Isotopic fingerprints of mountain uplift and global cooling in paleoclimatic and paleoecological records from the northern Tibetan Plateau

Abstract

Post-middle Miocene changes in climate and ecology in the northern Tibetan Plateau have been attributed to tectonic uplift and global climate change. However, the relative roles of tectonism and global climate change have been a long-standing debate.
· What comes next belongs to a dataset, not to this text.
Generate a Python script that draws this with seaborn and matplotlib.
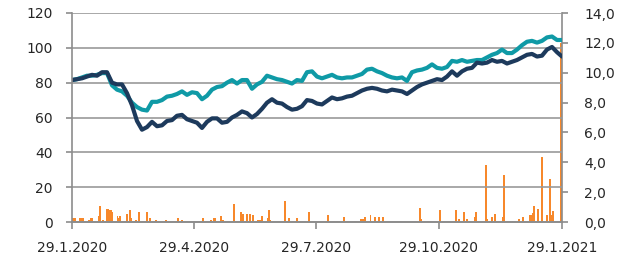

To untangle the complex influences of global climate change versus the tectonism on regional climate and ecology in the northern Tibetan Plateau, we studied carbon isotopes (δ13Cwax) of leaf wax long-chain n-alkanes and carbon (δ13C) and oxygen isotopes (δ18O) of carbonates from three stratigraphic successions (ca. 16 Ma to 2 Ma) in the Hexi Corridor (foreland basin) and compare them with paleoclimate records in the Qaidam Basin (intermontane basin). Our isotopic results can be divided into two stages. In Stage 1 (16–12 Ma), a decrease of δ13Cwax values in the Hexi Corridor and Qaidam Basin is synchronous with global cooling after the Mid-Miocene Climate Optimum (MMCO). We interpret the 2‰ decrease in δ13Cwax values to be associated with the decline in C4 plants due to the global cooling. In Stage 2 (since 12 Ma), plant carbon isotope discrimination (ƐCO2-wax) and δ18O values in the Hexi Corridor reflect relatively stable hydroclimate condition, which contracts with the enhanced aridity in Qaidam Basin during the same interval. We attribute the difference in paleohydrological conditions to the uplift-induced basin isolation and the enhancement of water deficiency in the Qaidam Basin. The effects of late Miocene uplift also manifest as persistent intra-basinal differences in the Hexi Corridor, indicating changes associated with orographic precipitation and ecology.